== Work required ==
Write out the opening lines of the data word for word, up to and including the line with "import * as", and leave every picture and every later line out.

== Source excerpt ==

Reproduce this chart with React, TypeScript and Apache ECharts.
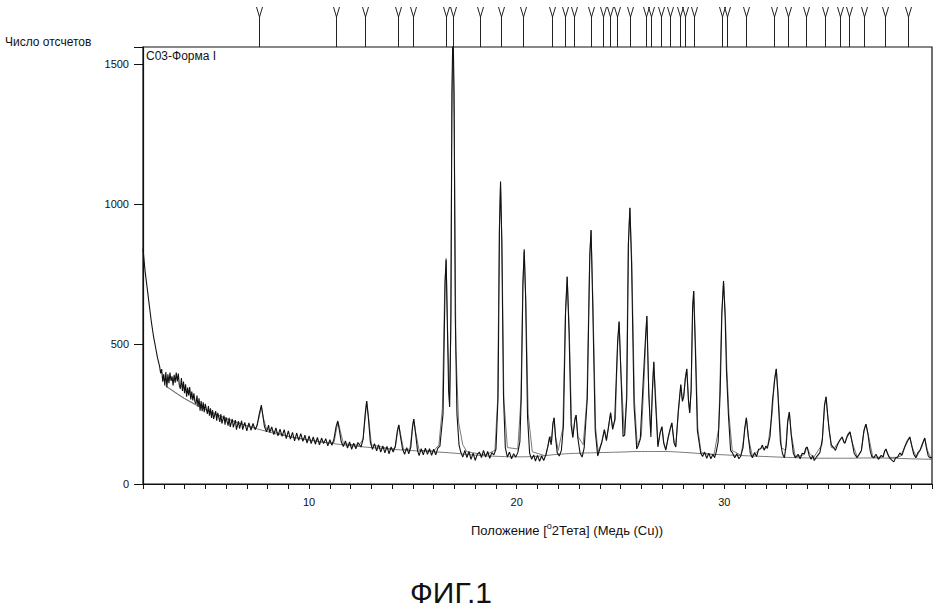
import React, { useEffect, useRef } from "react";
import * as echarts from "echarts";

const reflections = [7.61, 11.3, 12.7, 14.28, 15.0, 16.58, 16.92, 18.21, 19.22, 20.32, 21.71, 22.34, 22.77, 23.58, 24.16, 24.49, 24.83, 25.45, 26.22, 26.46, 26.94, 27.37, 27.85, 28.09, 28.52, 29.91, 30.11, 31.02, 32.41, 33.08, 33.94, 34.85, 35.57, 36.01, 36.72, 37.73, 38.83];

const background = [[3.1,350],[4,305],[5,266],[6,234],[7,208],[8,187],[9,170],[10,157],[11,146],[12,137],[13,130],[14,124],[15,119],[16,115],[17,110],[18,103],[19,99],[20,97],[21,99],[22,106],[23,110],[24,112],[25,114],[26,116],[27,116],[28,113],[29,108],[30,104],[31,101],[32,98],[33,95],[34,93],[35,92],[36,92],[37,93],[38,92],[39,90],[40,88]];

const calculated = [[3.1,350],[4,305],[5,266],[6,234],[7,208],[7.45,200],[7.6,240],[7.7,275],[7.8,235],[7.95,196],[9,170],[10,157],[11,146],[11.2,148],[11.33,200],[11.4,222],[11.5,190],[11.65,144],[12.4,138],[12.6,160],[12.72,250],[12.78,295],[12.86,240],[13.0,140],[14,124],[14.15,130],[14.27,190],[14.32,210],[14.4,180],[14.55,123],[14.85,124],[14.98,200],[15.04,232],[15.12,190],[15.3,120],[16.0,118],[16.25,140],[16.42,270],[16.53,700],[16.6,805],[16.68,520],[16.76,300],[16.82,520],[16.87,1300],[16.93,1600],[16.99,1300],[17.07,480],[17.2,220],[17.4,140],[17.6,115],[18.5,104],[18.95,120],[19.08,300],[19.16,900],[19.22,1075],[19.29,850],[19.38,300],[19.55,130],[20.05,125],[20.2,300],[20.29,700],[20.36,830],[20.44,650],[20.55,250],[20.75,115],[21.4,100],[21.55,150],[21.62,170],[21.68,150],[21.75,220],[21.8,236],[21.87,170],[22.0,120],[22.22,200],[22.34,600],[22.43,740],[22.53,550],[22.64,220],[22.7,170],[22.82,240],[22.86,246],[22.95,170],[23.2,140],[23.38,300],[23.51,800],[23.58,905],[23.67,650],[23.8,200],[23.92,115],[24.1,150],[24.22,195],[24.32,160],[24.42,200],[24.52,255],[24.62,200],[24.75,230],[24.86,500],[24.93,580],[25.02,400],[25.18,180],[25.28,300],[25.37,850],[25.45,985],[25.54,800],[25.67,300],[25.8,140],[26.0,170],[26.15,400],[26.26,600],[26.36,330],[26.45,190],[26.6,435],[26.7,300],[26.8,140],[26.92,190],[27.0,205],[27.08,150],[27.18,125],[27.35,180],[27.47,218],[27.58,150],[27.66,135],[27.78,250],[27.9,355],[27.98,300],[28.04,312],[28.12,380],[28.19,410],[28.27,300],[28.33,255],[28.4,330],[28.47,620],[28.53,688],[28.61,500],[28.72,200],[28.88,112],[29.5,104],[29.73,200],[29.87,600],[29.96,725],[30.05,600],[30.12,410],[30.22,250],[30.38,120],[30.8,102],[30.95,170],[31.06,236],[31.17,160],[31.35,100],[31.8,130],[31.95,125],[32.1,140],[32.3,250],[32.42,380],[32.5,410],[32.58,330],[32.75,130],[32.95,120],[33.05,230],[33.13,257],[33.22,180],[33.42,96],[33.85,105],[33.98,132],[34.1,110],[34.3,95],[34.7,140],[34.84,290],[34.9,311],[34.98,240],[35.15,130],[35.3,128],[35.5,150],[35.67,168],[35.79,145],[35.95,180],[36.05,186],[36.15,150],[36.4,96],[36.6,120],[36.75,200],[36.82,214],[36.92,180],[37.15,96],[37.6,95],[37.78,125],[37.95,95],[38.3,95],[38.5,100],[38.8,155],[38.93,168],[39.05,130],[39.25,95],[39.5,130],[39.65,164],[39.78,120],[39.95,93]];

const observed = [[2.0,840],[2.05,800],[2.1,760],[2.2,700],[2.3,640],[2.4,580],[2.5,530],[2.6,490],[2.7,450],[2.8,420],[2.85,395],[2.9,410],[2.95,365],[3.0,392],[3.05,352],[3.1,400],[3.15,345],[3.2,392],[3.25,360],[3.3,398],[3.35,368],[3.4,384],[3.45,352],[3.5,390],[3.55,362],[3.6,398],[3.65,366],[3.7,394],[3.75,352],[3.8,340],[3.85,378],[3.9,332],[3.95,366],[4.0,324],[4.05,356],[4.1,312],[4.15,344],[4.2,316],[4.25,346],[4.3,302],[4.35,330],[4.4,298],[4.45,324],[4.5,294],[4.55,286],[4.6,316],[4.65,276],[4.7,306],[4.75,262],[4.8,296],[4.85,260],[4.9,292],[4.95,256],[5.0,286],[5.1,250],[5.15,278],[5.2,244],[5.25,270],[5.3,236],[5.35,264],[5.4,232],[5.5,260],[5.55,226],[5.6,254],[5.7,222],[5.75,250],[5.8,216],[5.9,244],[5.95,212],[6.0,238],[6.1,208],[6.15,236],[6.2,204],[6.3,232],[6.35,202],[6.45,228],[6.5,194],[6.6,224],[6.65,198],[6.75,226],[6.8,194],[6.9,220],[7.0,190],[7.1,218],[7.2,192],[7.3,216],[7.4,194],[7.5,210],[7.6,250],[7.7,282],[7.78,240],[7.85,205],[7.95,186],[8.05,210],[8.1,184],[8.2,204],[8.3,176],[8.4,200],[8.5,172],[8.6,196],[8.7,170],[8.8,194],[8.9,162],[9.0,190],[9.1,160],[9.2,184],[9.3,154],[9.4,182],[9.5,156],[9.6,180],[9.7,152],[9.8,174],[9.9,146],[10.0,172],[10.1,144],[10.2,168],[10.3,142],[10.4,166],[10.5,140],[10.6,164],[10.7,144],[10.8,162],[10.9,136],[11.0,158],[11.1,138],[11.2,162],[11.3,205],[11.38,225],[11.45,195],[11.55,150],[11.65,134],[11.75,154],[11.85,128],[11.95,150],[12.05,124],[12.15,146],[12.25,126],[12.35,148],[12.5,132],[12.6,160],[12.7,250],[12.77,296],[12.85,240],[12.95,150],[13.05,124],[13.15,144],[13.25,118],[13.35,140],[13.45,114],[13.55,136],[13.65,111],[13.75,134],[13.85,108],[13.95,132],[14.05,114],[14.15,134],[14.25,190],[14.32,211],[14.4,170],[14.5,125],[14.6,106],[14.7,130],[14.8,108],[14.9,132],[14.98,205],[15.04,232],[15.12,185],[15.22,120],[15.3,101],[15.4,126],[15.5,104],[15.6,128],[15.7,106],[15.8,126],[15.9,102],[16.0,124],[16.1,104],[16.2,128],[16.3,135],[16.45,250],[16.55,720],[16.6,800],[16.65,600],[16.72,330],[16.77,275],[16.83,600],[16.88,1400],[16.93,1650],[16.98,1400],[17.04,600],[17.12,250],[17.22,140],[17.3,115],[17.4,96],[17.5,120],[17.6,94],[17.7,116],[17.8,88],[17.9,110],[18.0,84],[18.1,106],[18.2,114],[18.3,94],[18.4,120],[18.5,96],[18.6,116],[18.7,92],[18.8,112],[18.9,104],[19.0,125],[19.1,310],[19.17,920],[19.22,1080],[19.28,870],[19.36,320],[19.45,130],[19.55,96],[19.65,114],[19.75,90],[19.85,108],[19.95,96],[20.05,112],[20.15,150],[20.22,320],[20.3,720],[20.36,838],[20.43,660],[20.52,240],[20.62,110],[20.72,88],[20.82,104],[20.9,82],[21.0,102],[21.1,81],[21.2,100],[21.3,84],[21.4,104],[21.5,135],[21.58,168],[21.66,140],[21.74,215],[21.8,236],[21.87,165],[21.95,112],[22.05,100],[22.15,120],[22.25,210],[22.35,610],[22.43,740],[22.52,540],[22.62,210],[22.7,165],[22.8,230],[22.86,246],[22.94,165],[23.05,110],[23.15,96],[23.25,130],[23.4,310],[23.52,820],[23.58,907],[23.66,640],[23.78,190],[23.9,100],[24.0,125],[24.1,150],[24.22,193],[24.32,155],[24.42,205],[24.52,254],[24.62,195],[24.72,230],[24.86,510],[24.93,579],[25.02,390],[25.12,170],[25.2,175],[25.3,310],[25.38,860],[25.45,986],[25.53,790],[25.65,280],[25.78,125],[25.86,139],[25.95,160],[26.1,380],[26.2,520],[26.27,600],[26.36,320],[26.46,168],[26.53,330],[26.6,436],[26.68,300],[26.8,132],[26.9,180],[26.99,204],[27.08,145],[27.18,121],[27.3,170],[27.4,200],[27.47,218],[27.58,145],[27.66,132],[27.78,260],[27.9,354],[27.98,295],[28.04,311],[28.12,375],[28.19,411],[28.27,300],[28.33,254],[28.4,340],[28.47,630],[28.52,689],[28.6,490],[28.7,190],[28.86,111],[28.95,98],[29.05,114],[29.15,92],[29.25,110],[29.35,90],[29.45,106],[29.53,94],[29.6,112],[29.7,150],[29.8,330],[29.88,610],[29.96,725],[30.04,590],[30.1,407],[30.2,240],[30.3,120],[30.39,111],[30.5,94],[30.6,108],[30.7,90],[30.78,98],[30.9,130],[30.98,200],[31.06,236],[31.15,170],[31.25,110],[31.35,94],[31.45,112],[31.55,98],[31.65,124],[31.75,126],[31.83,139],[31.92,120],[32.0,136],[32.07,127],[32.2,170],[32.32,300],[32.42,370],[32.5,411],[32.58,320],[32.7,150],[32.8,108],[32.89,94],[32.98,140],[33.05,220],[33.13,257],[33.22,175],[33.32,110],[33.42,94],[33.55,106],[33.65,90],[33.75,110],[33.85,108],[33.92,128],[33.99,132],[34.08,103],[34.18,88],[34.25,102],[34.33,84],[34.45,98],[34.6,112],[34.72,160],[34.82,280],[34.9,311],[34.97,250],[35.05,190],[35.15,140],[35.24,132],[35.35,120],[35.45,140],[35.55,155],[35.67,168],[35.75,150],[35.81,146],[35.92,170],[36.05,186],[36.15,150],[36.25,110],[36.39,94],[36.5,106],[36.6,120],[36.72,190],[36.82,214],[36.92,175],[37.02,120],[37.1,98],[37.2,94],[37.3,106],[37.42,88],[37.55,102],[37.65,96],[37.72,118],[37.78,125],[37.86,108],[37.95,94],[38.05,86],[38.16,79],[38.25,94],[38.35,96],[38.45,111],[38.55,102],[38.68,130],[38.8,150],[38.93,168],[39.03,135],[39.12,106],[39.22,94],[39.32,112],[39.42,120],[39.52,140],[39.65,164],[39.74,125],[39.82,100],[39.9,93],[40.0,95]];

const yTicks = [0, 500, 1000, 1500];
const xLabels = [10, 20, 30];

const FONT = "Liberation Sans, Arial, sans-serif";

export default function App() {
  const ref = useRef<HTMLDivElement>(null);
  useEffect(() => {
    if (!ref.current) return;
    const chart = echarts.init(ref.current, null, { renderer: "svg" });
    chart.setOption({
      animation: false,
      backgroundColor: "#fff",
      textStyle: { fontFamily: FONT },
      grid: [
        { left: 143, right: 8, top: 47, bottom: 125, show: true, borderColor: "#111", borderWidth: 1.2, backgroundColor: "transparent" },
        { left: 143, right: 8, top: 5, height: 42, show: false },
      ],
      xAxis: [
        {
          gridIndex: 0, type: "value", min: 2, max: 40, interval: 1,
          axisLine: { lineStyle: { color: "#111", width: 1.2 } },
          axisTick: { inside: false, length: 5, lineStyle: { color: "#111" } },
          axisLabel: {
            color: "#111", fontSize: 11, margin: 12, fontFamily: FONT,
            formatter: (v: number) => (xLabels.includes(v) ? String(v) : ""),
          },
          splitLine: { show: false },
        },
        { gridIndex: 1, type: "value", min: 2, max: 40, show: false },
      ],
      yAxis: [
        {
          gridIndex: 0, type: "value", min: 0, max: 1560, interval: 500,
          axisLine: { show: true, lineStyle: { color: "#111", width: 1.2 } },
          axisTick: { show: true, inside: false, length: 9, lineStyle: { color: "#111" } },
          axisLabel: {
            color: "#111", fontSize: 11, margin: 14, fontFamily: FONT,
            formatter: (v: number) => (yTicks.includes(v) ? String(v) : ""),
          },
          splitLine: { show: false },
        },
        { gridIndex: 1, type: "value", min: 0, max: 1, show: false },
      ],
      series: [
        {
          type: "line", xAxisIndex: 0, yAxisIndex: 0, data: background, showSymbol: false, smooth: true,
          lineStyle: { color: "#555", width: 0.8 }, z: 2,
        },
        {
          type: "line", xAxisIndex: 0, yAxisIndex: 0, data: calculated, showSymbol: false,
          lineStyle: { color: "#7a7a7a", width: 1 }, z: 3,
        },
        {
          type: "line", xAxisIndex: 0, yAxisIndex: 0, data: observed, showSymbol: false,
          lineStyle: { color: "#111", width: 1.1 }, z: 4,
        },
        {
          type: "custom", xAxisIndex: 1, yAxisIndex: 1, data: reflections.map((r) => [r]),
          renderItem: (params: any, api: any) => {
            const x = api.value(0);
            const bottom = api.coord([x, 0]);
            const top = api.coord([x, 1]);
            const px = Math.round(bottom[0]) + 0.5;
            const yb = bottom[1];
            const yt = top[1];
            return {
              type: "group",
              children: [
                { type: "line", shape: { x1: px, y1: yb, x2: px, y2: yt + 12 }, style: { stroke: "#222", lineWidth: 1 } },
                { type: "polyline", shape: { points: [[px - 3, yt + 2], [px, yt + 12], [px + 3, yt + 2]] }, style: { stroke: "#222", lineWidth: 1, fill: "none" } },
              ],
            };
          },
          z: 5,
        },
      ],
      graphic: [
        { type: "text", left: 5, top: 36, style: { text: "Число отсчетов", fontSize: 12, fontFamily: FONT, fill: "#111" } },
        { type: "text", left: 146, top: 50, style: { text: "C03-Форма I", fontSize: 12, fontFamily: FONT, fill: "#111" } },
        {
          type: "text", x: 567, y: 530,
          style: {
            text: "Положение [{sup|o}2Тета] (Медь (Cu))",
            rich: { sup: { fontSize: 9, verticalAlign: "top", padding: [0, 0, 8, 0], fontFamily: FONT, fill: "#111" } },
            fontSize: 13, fontFamily: FONT, fill: "#111", align: "center", verticalAlign: "middle",
          },
        },
        { type: "text", x: 451, y: 592, style: { text: "ФИГ.1", fontSize: 30, fontFamily: FONT, fill: "#111", align: "center", verticalAlign: "middle" } },
      ],
    });
    return () => chart.dispose();
  }, []);
  return <div ref={ref} style={{ position: "absolute", left: 0, top: 0, width: 940, height: 609 }} />;
}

== Correct answer ==
Reproduce this chart with React, TypeScript and Apache ECharts.
import React, { useEffect, useRef } from "react";
import * as echarts from "echarts";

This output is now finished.